Everything from the line with "Rebuild this chart" through the line with "from matplotlib.patches import Polygon", inclusive, should be repeated exactly, except the pictures.

- [Lines of data]:
□ □ □ □ □

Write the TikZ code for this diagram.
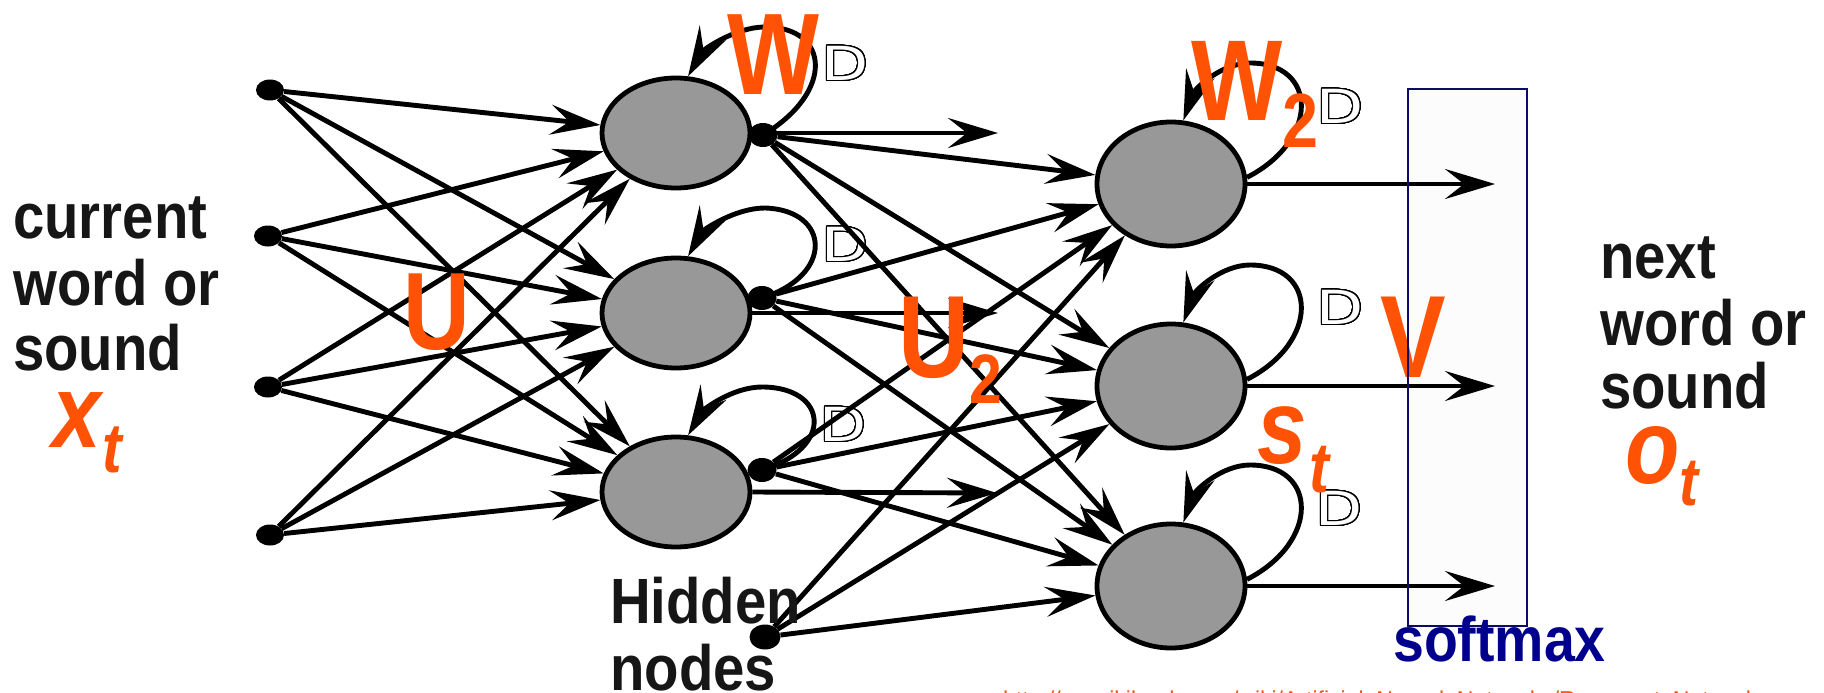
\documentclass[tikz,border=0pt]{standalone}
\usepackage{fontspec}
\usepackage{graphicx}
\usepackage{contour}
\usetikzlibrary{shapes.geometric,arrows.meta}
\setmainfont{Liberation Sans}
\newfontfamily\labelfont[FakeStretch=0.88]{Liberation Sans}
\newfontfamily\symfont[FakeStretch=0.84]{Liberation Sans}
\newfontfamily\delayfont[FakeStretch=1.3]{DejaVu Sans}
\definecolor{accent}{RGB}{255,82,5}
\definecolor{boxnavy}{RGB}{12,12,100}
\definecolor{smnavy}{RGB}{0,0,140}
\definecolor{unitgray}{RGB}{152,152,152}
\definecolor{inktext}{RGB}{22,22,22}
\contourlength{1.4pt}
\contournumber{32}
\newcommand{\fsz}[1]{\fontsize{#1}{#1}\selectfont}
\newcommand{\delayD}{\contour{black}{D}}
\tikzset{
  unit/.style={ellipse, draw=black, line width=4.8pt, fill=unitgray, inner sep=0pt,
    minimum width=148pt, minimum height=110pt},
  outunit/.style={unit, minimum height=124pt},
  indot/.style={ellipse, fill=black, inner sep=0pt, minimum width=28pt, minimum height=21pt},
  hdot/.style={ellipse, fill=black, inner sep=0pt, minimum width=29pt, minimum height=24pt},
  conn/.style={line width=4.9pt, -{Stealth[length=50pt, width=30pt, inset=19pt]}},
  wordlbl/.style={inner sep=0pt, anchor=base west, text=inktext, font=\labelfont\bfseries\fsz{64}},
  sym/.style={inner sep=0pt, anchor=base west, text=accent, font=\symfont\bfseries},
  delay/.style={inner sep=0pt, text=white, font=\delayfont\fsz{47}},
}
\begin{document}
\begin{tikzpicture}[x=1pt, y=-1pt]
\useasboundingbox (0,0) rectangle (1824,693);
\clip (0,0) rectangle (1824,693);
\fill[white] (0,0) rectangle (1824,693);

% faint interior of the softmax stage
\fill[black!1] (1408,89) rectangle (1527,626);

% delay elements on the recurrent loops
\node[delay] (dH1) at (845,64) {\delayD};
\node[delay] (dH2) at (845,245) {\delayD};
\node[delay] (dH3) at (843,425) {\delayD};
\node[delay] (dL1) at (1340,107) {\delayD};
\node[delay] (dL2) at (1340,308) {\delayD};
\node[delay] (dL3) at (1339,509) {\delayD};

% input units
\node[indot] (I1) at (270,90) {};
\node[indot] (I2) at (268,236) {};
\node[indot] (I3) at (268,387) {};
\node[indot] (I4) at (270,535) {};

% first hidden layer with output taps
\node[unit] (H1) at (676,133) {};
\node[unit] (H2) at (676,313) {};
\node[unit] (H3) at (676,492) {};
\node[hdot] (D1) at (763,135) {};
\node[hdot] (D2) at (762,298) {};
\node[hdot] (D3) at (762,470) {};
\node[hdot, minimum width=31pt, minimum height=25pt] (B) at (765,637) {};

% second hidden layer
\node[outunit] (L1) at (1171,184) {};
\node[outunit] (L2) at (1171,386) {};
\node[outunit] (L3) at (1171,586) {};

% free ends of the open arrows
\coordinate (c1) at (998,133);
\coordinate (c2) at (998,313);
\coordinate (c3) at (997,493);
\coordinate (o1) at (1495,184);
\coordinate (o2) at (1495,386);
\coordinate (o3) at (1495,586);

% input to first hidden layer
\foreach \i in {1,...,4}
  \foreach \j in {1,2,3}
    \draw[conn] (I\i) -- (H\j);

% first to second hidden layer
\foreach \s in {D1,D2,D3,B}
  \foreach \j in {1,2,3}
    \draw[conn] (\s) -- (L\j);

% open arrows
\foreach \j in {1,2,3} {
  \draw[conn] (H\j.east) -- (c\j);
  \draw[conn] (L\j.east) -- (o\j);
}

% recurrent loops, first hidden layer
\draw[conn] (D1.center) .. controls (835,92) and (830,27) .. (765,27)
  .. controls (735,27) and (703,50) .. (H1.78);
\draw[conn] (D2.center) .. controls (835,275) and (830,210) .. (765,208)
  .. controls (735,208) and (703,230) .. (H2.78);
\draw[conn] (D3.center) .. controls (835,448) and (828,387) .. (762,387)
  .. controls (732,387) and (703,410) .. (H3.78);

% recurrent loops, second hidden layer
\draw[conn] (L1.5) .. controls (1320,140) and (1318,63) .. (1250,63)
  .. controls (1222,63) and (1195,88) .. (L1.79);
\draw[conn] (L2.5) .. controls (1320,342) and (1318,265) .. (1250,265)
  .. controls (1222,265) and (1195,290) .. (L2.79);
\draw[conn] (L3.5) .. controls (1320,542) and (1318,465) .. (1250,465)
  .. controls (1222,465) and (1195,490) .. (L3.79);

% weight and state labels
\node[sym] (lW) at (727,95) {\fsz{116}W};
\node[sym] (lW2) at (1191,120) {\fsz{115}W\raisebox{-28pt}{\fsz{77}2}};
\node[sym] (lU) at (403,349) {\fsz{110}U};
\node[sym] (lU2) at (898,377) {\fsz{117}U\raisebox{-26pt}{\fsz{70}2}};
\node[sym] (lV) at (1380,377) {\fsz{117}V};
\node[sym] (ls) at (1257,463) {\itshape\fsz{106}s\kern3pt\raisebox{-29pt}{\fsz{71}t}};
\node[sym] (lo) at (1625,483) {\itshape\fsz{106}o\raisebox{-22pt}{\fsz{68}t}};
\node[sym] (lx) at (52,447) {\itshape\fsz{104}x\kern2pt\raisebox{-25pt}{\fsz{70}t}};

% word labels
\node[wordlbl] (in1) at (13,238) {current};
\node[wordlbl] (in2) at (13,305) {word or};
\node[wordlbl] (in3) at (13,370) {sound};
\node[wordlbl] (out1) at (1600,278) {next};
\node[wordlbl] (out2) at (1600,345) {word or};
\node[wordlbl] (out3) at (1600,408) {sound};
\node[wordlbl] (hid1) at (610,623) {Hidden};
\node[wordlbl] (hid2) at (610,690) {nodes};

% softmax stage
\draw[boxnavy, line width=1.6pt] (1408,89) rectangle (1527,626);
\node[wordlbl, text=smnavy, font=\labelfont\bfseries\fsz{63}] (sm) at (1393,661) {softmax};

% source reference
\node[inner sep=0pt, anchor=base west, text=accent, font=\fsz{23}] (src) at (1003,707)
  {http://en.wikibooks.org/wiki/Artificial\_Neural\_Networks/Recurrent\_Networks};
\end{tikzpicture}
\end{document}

□ □ □ □ □

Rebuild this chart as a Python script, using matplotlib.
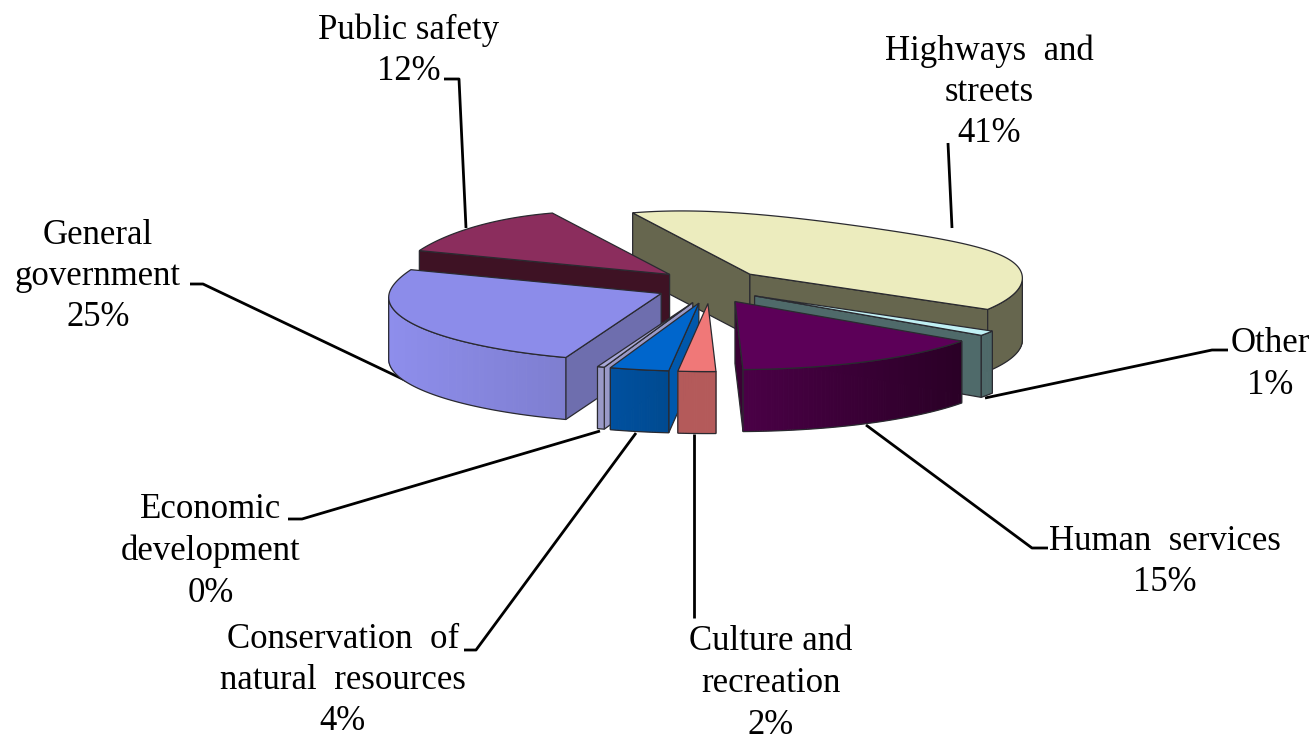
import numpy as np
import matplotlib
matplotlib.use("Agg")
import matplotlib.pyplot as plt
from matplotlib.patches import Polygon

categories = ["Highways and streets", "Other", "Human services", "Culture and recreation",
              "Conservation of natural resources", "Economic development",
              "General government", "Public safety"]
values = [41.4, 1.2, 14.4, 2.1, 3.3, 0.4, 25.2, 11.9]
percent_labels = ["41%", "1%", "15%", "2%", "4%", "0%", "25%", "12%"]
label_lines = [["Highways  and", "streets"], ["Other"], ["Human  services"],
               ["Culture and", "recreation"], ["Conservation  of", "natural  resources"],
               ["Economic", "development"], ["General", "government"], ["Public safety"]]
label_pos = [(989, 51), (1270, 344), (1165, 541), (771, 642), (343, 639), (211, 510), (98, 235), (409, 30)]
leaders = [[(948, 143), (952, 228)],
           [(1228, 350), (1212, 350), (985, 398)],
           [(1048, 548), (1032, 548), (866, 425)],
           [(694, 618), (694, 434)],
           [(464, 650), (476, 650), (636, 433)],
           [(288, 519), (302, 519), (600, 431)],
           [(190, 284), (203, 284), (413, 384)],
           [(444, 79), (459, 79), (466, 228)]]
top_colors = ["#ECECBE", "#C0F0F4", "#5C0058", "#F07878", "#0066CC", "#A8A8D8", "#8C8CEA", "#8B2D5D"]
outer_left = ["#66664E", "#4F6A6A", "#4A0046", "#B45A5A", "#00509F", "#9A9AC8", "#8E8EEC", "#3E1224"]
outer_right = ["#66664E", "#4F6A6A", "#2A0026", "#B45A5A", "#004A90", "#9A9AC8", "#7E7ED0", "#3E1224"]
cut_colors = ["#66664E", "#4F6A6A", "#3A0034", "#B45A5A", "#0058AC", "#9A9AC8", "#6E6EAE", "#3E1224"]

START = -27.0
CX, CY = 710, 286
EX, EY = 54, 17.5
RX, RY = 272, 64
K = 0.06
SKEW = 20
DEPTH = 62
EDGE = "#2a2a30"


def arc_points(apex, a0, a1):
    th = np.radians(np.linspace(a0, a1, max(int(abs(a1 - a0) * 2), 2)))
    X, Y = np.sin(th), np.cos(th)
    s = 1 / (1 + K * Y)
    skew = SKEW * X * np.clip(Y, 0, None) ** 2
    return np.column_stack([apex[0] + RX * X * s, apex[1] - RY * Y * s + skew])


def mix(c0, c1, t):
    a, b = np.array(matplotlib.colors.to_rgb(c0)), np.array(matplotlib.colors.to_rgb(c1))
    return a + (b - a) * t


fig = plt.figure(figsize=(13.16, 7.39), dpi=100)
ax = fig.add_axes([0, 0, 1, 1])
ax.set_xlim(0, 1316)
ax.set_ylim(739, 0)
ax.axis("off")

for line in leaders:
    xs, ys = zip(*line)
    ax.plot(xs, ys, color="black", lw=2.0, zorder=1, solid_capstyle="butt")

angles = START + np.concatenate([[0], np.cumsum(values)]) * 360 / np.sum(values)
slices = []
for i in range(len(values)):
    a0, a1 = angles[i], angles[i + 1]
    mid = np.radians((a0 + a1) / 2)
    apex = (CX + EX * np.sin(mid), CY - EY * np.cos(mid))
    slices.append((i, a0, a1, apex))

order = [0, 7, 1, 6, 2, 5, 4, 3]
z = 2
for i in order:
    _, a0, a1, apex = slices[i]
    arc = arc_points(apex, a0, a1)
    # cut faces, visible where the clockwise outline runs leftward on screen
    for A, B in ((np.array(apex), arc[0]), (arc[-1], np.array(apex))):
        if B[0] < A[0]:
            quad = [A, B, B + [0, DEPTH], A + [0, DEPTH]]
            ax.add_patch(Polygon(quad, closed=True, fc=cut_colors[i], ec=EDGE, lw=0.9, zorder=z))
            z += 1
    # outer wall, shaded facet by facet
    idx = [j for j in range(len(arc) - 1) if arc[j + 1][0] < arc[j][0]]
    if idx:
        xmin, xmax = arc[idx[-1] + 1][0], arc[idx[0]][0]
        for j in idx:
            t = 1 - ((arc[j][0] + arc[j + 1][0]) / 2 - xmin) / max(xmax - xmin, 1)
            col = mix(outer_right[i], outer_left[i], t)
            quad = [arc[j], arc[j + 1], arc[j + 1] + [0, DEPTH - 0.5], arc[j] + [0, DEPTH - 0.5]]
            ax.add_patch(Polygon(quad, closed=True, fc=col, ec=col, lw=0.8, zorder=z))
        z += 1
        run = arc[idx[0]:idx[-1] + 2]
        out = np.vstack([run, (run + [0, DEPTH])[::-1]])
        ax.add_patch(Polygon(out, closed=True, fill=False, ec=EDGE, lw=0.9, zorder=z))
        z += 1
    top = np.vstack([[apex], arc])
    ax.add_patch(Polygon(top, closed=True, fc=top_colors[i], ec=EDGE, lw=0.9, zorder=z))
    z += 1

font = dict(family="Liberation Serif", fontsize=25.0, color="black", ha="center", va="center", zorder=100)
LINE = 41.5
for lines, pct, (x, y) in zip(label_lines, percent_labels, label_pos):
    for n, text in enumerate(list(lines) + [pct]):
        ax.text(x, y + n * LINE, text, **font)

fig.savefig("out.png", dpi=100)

□ □ □ □ □

- [Reply]:
Rebuild this chart as a Python script, using matplotlib.
import numpy as np
import matplotlib
matplotlib.use("Agg")
import matplotlib.pyplot as plt
from matplotlib.patches import Polygon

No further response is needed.